Town of Port has border agreement card to play
The Port Washington Town Board on Monday was faced with one of the most significant decisions members will likely face in the coming years — how to respond to a request by the City of Port to amend the border agreement between the two communities to allow a proposed data center to proceed immediately.
Much of the land for the proposed data center is in a no-annexation area defined by the border agreement, which was approved in 2004.
Board members, who met in closed session for about an hour following the regular board meeting, could decide to seek concessions from the city in return for ending the border agreement before its Dec. 31 expiration date or to do nothing.
Those concessions could run the gamut, including money to offset the town taxes, providing sewer and water to the Knellsville area, and ensuring the city will renegotiate the border agreement — something Town Chairman Mike Didier said the city has been reluctant to do.
Doing nothing, Didier told the standing-room-only crowd, would not stop the proposed project.
“They told us they don’t need us to amend it. They can wait (until the agreement expires),” he said, adding that amending the agreement “would facilitate things quicker.”
Didier said Town Attorney Michael Herbrand was approached by the city’s special counsel, attorney Chris Smith of von Briesen and Roper, before Christmas to discuss the matter.

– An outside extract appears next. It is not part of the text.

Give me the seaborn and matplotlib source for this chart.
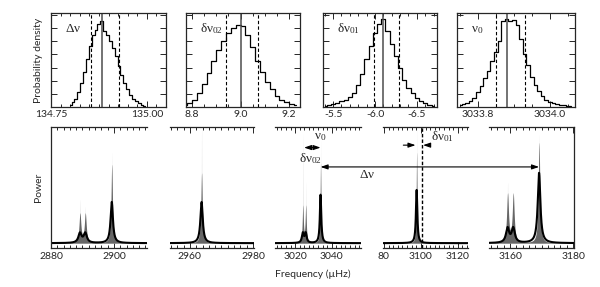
import numpy as np
import matplotlib
matplotlib.use('Agg')
import matplotlib.pyplot as plt
from matplotlib.ticker import MultipleLocator, FixedLocator, FixedFormatter, NullFormatter
import seaborn as sns

# ---- posterior histograms (top row): bin centres start/step + normalised density ----
dnu_start, dnu_step = 134.800, 0.0075
dnu_density = [0.02, 0.05, 0.09, 0.16, 0.26, 0.38, 0.52, 0.66, 0.78, 0.84, 0.90, 0.93,
               0.82, 0.78, 0.72, 0.64, 0.55, 0.45, 0.35, 0.26, 0.19, 0.13, 0.09, 0.06,
               0.04, 0.02, 0.01]

d02_start, d02_step = 8.77, 0.02
d02_density = [0.02, 0.04, 0.08, 0.15, 0.25, 0.37, 0.50, 0.62, 0.72, 0.80, 0.86, 0.89,
               0.88, 0.78, 0.65, 0.50, 0.38, 0.27, 0.19, 0.12, 0.08, 0.05, 0.03, 0.02]

d01_start, d01_step = -5.40, -0.05
d01_density = [0.01, 0.02, 0.03, 0.04, 0.06, 0.08, 0.11, 0.15, 0.24, 0.36, 0.52, 0.66,
               0.80, 0.90, 0.95, 0.82, 0.68, 0.55, 0.42, 0.29, 0.21, 0.15, 0.10, 0.06,
               0.04, 0.02, 0.01]

nu0_start, nu0_step = 3033.75, 0.01
nu0_density = [0.02, 0.03, 0.04, 0.06, 0.10, 0.16, 0.23, 0.31, 0.39, 0.50, 0.60, 0.72,
               0.93, 0.96, 0.93, 0.94, 0.89, 0.74, 0.58, 0.46, 0.33, 0.24, 0.17, 0.12,
               0.08, 0.05, 0.04, 0.03, 0.02, 0.02, 0.01, 0.01]

hist_labels = [r'$\mathregular{Δν}$', r'$\mathregular{δν_{02}}$',
               r'$\mathregular{δν_{01}}$', r'$\mathregular{ν_{0}}$']
hist_median = [134.883, 9.00, -6.09, 3033.88]
hist_lo = [134.854, 8.94, -5.99, 3033.85]
hist_hi = [134.927, 9.07, -6.29, 3033.93]
hist_xlim = [(134.75, 135.05), (8.775, 9.245), (-5.38, -6.74), (3033.742, 3034.07)]
hist_ticks = [[134.75, 135.00], [8.8, 9.0, 9.2], [-5.5, -6.0, -6.5], [3033.8, 3034.0]]
hist_ticklabels = [['134.75', '135.00'], ['8.8', '9.0', '9.2'],
                   ['-5.5', '-6.0', '-6.5'], ['3033.8', '3034.0']]
hist_minor = [0.025, 0.05, 0.1, 0.05]

# ---- power spectrum model (bottom row): mode frequency, heights, widths ----
mode_freq = [2889.2, 2890.9, 2899.3, 2963.7, 3024.2, 3025.8, 3033.9, 3097.7,
             3159.2, 3161.0, 3169.2]
mode_fit_height = [0.08, 0.08, 0.34, 0.34, 0.08, 0.08, 0.40, 0.44, 0.12, 0.12, 0.58]
mode_sample_height = [0.24, 0.24, 0.65, 0.58, 0.30, 0.30, 0.66, 0.75, 0.40, 0.40, 0.83]
mode_spike_height = [0.36, 0.30, 0.75, 0.97, 0.90, 0.50, 0.85, 0.97, 0.50, 0.40, 0.90]
mode_width = [0.6, 0.6, 0.45, 0.45, 0.6, 0.6, 0.45, 0.45, 0.6, 0.6, 0.5]
background = 0.04

power_xlim = [(2880, 2910.5), (2953.7, 2980.3), (3009, 3056), (3079.5, 3125.5), (3153.3, 3180.3)]
power_ticks = [[2880, 2900], [2960, 2980], [3020, 3040], [3080, 3100, 3120], [3160, 3180]]
power_ticklabels = [['2880', '2900'], ['2960', '2980'], ['3020', '3040'],
                    ['80', '3100', '3120'], ['3160', '3180']]
power_minor = [2, 2, 2.5, 2.5, 2]

nu0 = 3033.9
nu_l0_next = 3169.2
nu_l2 = 3024.9
nu_l1 = 3097.7
nu_mid = 3100.6


def lorentz_sum(f, heights, widths):
    out = np.full_like(f, background)
    for f0, h, g in zip(mode_freq, heights, widths):
        out += h / (1 + ((f - f0) / g) ** 2)
    return out


sns.set_theme(style='ticks')
plt.rcParams['font.family'] = ['Lato', 'DejaVu Sans']
plt.rcParams['mathtext.fontset'] = 'custom'
plt.rcParams['axes.linewidth'] = 0.9
plt.rcParams['xtick.labelsize'] = 7.5

fig = plt.figure(figsize=(6.0, 2.87), dpi=100)

# top row
top_px = [(51, 166), (186, 300), (323, 437), (457, 575)]
hist_data = [(dnu_start, dnu_step, dnu_density), (d02_start, d02_step, d02_density),
             (d01_start, d01_step, d01_density), (nu0_start, nu0_step, nu0_density)]
serif = ['Liberation Serif', 'DejaVu Serif']

for i, (x0, x1) in enumerate(top_px):
    ax = fig.add_axes([x0 / 600, 1 - 107 / 287, (x1 - x0) / 600, 94 / 287])
    start, step, dens = hist_data[i]
    xs = start + step * np.arange(len(dens))
    sns.lineplot(x=xs, y=dens, ax=ax, color='black', lw=0.9,
                 drawstyle='steps-mid', sort=False)
    ax.axvline(hist_median[i], color='0.3', lw=1.1)
    ax.axvline(hist_lo[i], color='black', lw=0.8, ls=(0, (3, 2)))
    ax.axvline(hist_hi[i], color='black', lw=0.8, ls=(0, (3, 2)))
    ax.set_xlim(*hist_xlim[i])
    ax.set_ylim(0, 1.02)
    ax.xaxis.set_major_locator(FixedLocator(hist_ticks[i]))
    ax.xaxis.set_major_formatter(FixedFormatter(hist_ticklabels[i]))
    ax.xaxis.set_minor_locator(MultipleLocator(hist_minor[i]))
    ax.yaxis.set_major_locator(MultipleLocator(1 / 7))
    ax.yaxis.set_major_formatter(NullFormatter())
    ax.tick_params(which='both', direction='in', top=True, right=True,
                   left=True, bottom=True, width=0.7, pad=2)
    ax.tick_params(which='major', length=4)
    ax.tick_params(which='minor', length=2.5)
    ax.text(0.12, 0.8, hist_labels[i], transform=ax.transAxes, fontsize=9.5,
            family=serif)
    if i == 0:
        ax.set_ylabel('Probability density', fontsize=7.5, labelpad=4)

# bottom row
bot_px = [(51, 147), (170, 254), (275, 361), (383, 468), (489, 574)]
bot_axes = []
for i, (x0, x1) in enumerate(bot_px):
    ax = fig.add_axes([x0 / 600, 1 - 248 / 287, (x1 - x0) / 600, 121 / 287])
    ax.patch.set_alpha(0)
    f = np.linspace(*power_xlim[i], 4000)
    spike = lorentz_sum(f, mode_spike_height, [w * 0.2 for w in mode_width])
    sample = lorentz_sum(f, mode_sample_height, [w * 0.6 for w in mode_width])
    fit = lorentz_sum(f, mode_fit_height, mode_width)
    ax.fill_between(f, background, spike, color='0.87', lw=0)
    ax.fill_between(f, background, sample, color='0.4', lw=0)
    sns.lineplot(x=f, y=fit, ax=ax, color='black', lw=1.5)
    ax.set_xlim(*power_xlim[i])
    ax.set_ylim(0, 1)
    ax.xaxis.set_major_locator(FixedLocator(power_ticks[i]))
    ax.xaxis.set_major_formatter(FixedFormatter(power_ticklabels[i]))
    ax.xaxis.set_minor_locator(MultipleLocator(power_minor[i]))
    ax.set_yticks([])
    ax.tick_params(which='both', direction='in', top=True, bottom=True,
                   width=0.7, pad=3)
    ax.tick_params(which='major', length=4)
    ax.tick_params(which='minor', length=2.5)
    ax.spines['left'].set_visible(i == 0)
    ax.spines['right'].set_visible(i == len(bot_px) - 1)
    bot_axes.append(ax)

bot_axes[0].set_ylabel('Power', fontsize=7.5, labelpad=6)
fig.text(313 / 600, 1 - 274 / 287, 'Frequency (µHz)', fontsize=7.5,
         ha='center', va='center')

# annotations
ax3, ax4, ax5 = bot_axes[2], bot_axes[3], bot_axes[4]
head = '<|-|>,head_length=0.35,head_width=0.12'
ax5.annotate('', xy=(nu_l0_next, 0.67), xycoords=ax5.transData,
             xytext=(nu0, 0.67), textcoords=ax3.transData,
             arrowprops=dict(arrowstyle=head, color='black', lw=0.8,
                             shrinkA=0, shrinkB=0),
             annotation_clip=False)
fig.text(367 / 600, 1 - 175 / 287, r'$\mathregular{Δν}$', fontsize=9.5,
         family=serif, ha='center', va='center')

ax3.annotate('', xy=(nu0, 0.83), xytext=(nu_l2, 0.83),
             arrowprops=dict(arrowstyle=head, color='black', lw=0.8,
                             shrinkA=0, shrinkB=0), annotation_clip=False)
ax3.text(3028.5, 0.74, r'$\mathregular{δν_{02}}$', fontsize=9.5, family=serif,
         ha='center', va='center')
ax3.text(nu0 - 0.3, 0.92, r'$\mathregular{ν_{0}}$', fontsize=9.5, family=serif,
         ha='center', va='center')

ax4.axvline(nu_mid, color='black', lw=1.0, ls=(0, (2.5, 1.5)))
one_head = '-|>,head_length=0.35,head_width=0.12'
ax4.annotate('', xy=(nu_l1 - 0.6, 0.85), xytext=(nu_l1 - 7.2, 0.85),
             arrowprops=dict(arrowstyle=one_head, color='black', lw=0.8,
                             shrinkA=0, shrinkB=0))
ax4.annotate('', xy=(nu_mid + 0.6, 0.85), xytext=(nu_mid + 4.6, 0.85),
             arrowprops=dict(arrowstyle=one_head, color='black', lw=0.8,
                             shrinkA=0, shrinkB=0))
ax4.text(3111.5, 0.92, r'$\mathregular{δν_{01}}$', fontsize=9.5, family=serif,
         ha='center', va='center')

fig.savefig('out.png', dpi=100)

Didier, who also met with Smith, said the city asked what concessions will be needed to amend the agreement.
“They didn’t expect us to agree to amend it without (concessions),” he said.
Didier said he saw a map of the land that would be used for the sprawling data center complex, which stretches from the city’s north border north to Dixie Road and is west of I-43 and east of the Ozaukee Interurban Trail.
That area, Didier said, has about 30 houses and generates about $17,000 annually in town taxes.
Rick and Jane Fellenz, who live on Highland Drive, asked if their land could be annexed even though they have not agreed to sell their property for the data center complex, and what impact it would have on them.
“We may not be able to hunt on our land. We may not be able to use our well,” she said. “We’ve got to get rid of our chickens?”
That is a possibility, Didier and Herbrand said, depending on the process used for annexation.
Towns, Didier told the crowd, have little to say about annexations and little power to fight them.
“We lose land to annexation every year,” he said, adding the state requires cities to compensate for annexations by reimbursing towns for the taxes they lose for five years.
Didier said he, like many residents, had questions but few answers about the proposed project.
Residents raised questions about the amount of power and water that the proposed complex would use and the impact on their properties and the area in general.
“All these things need to be discussed as a community prior to the Town Board giving an answer to the city,” one woman said.
As the board prepared to go into closed session, one woman told the members, “It seems like you’re going into closed session prematurely. You don’t know what the public wants the conditions (to amend the border agreement) to be.”
But when Didier asked those attending what they would seek, no one responded.
Didier said after the closed session that it’s “very possible” the board will schedule a meeting on the data center proposal before its next regular meeting on Feb. 3.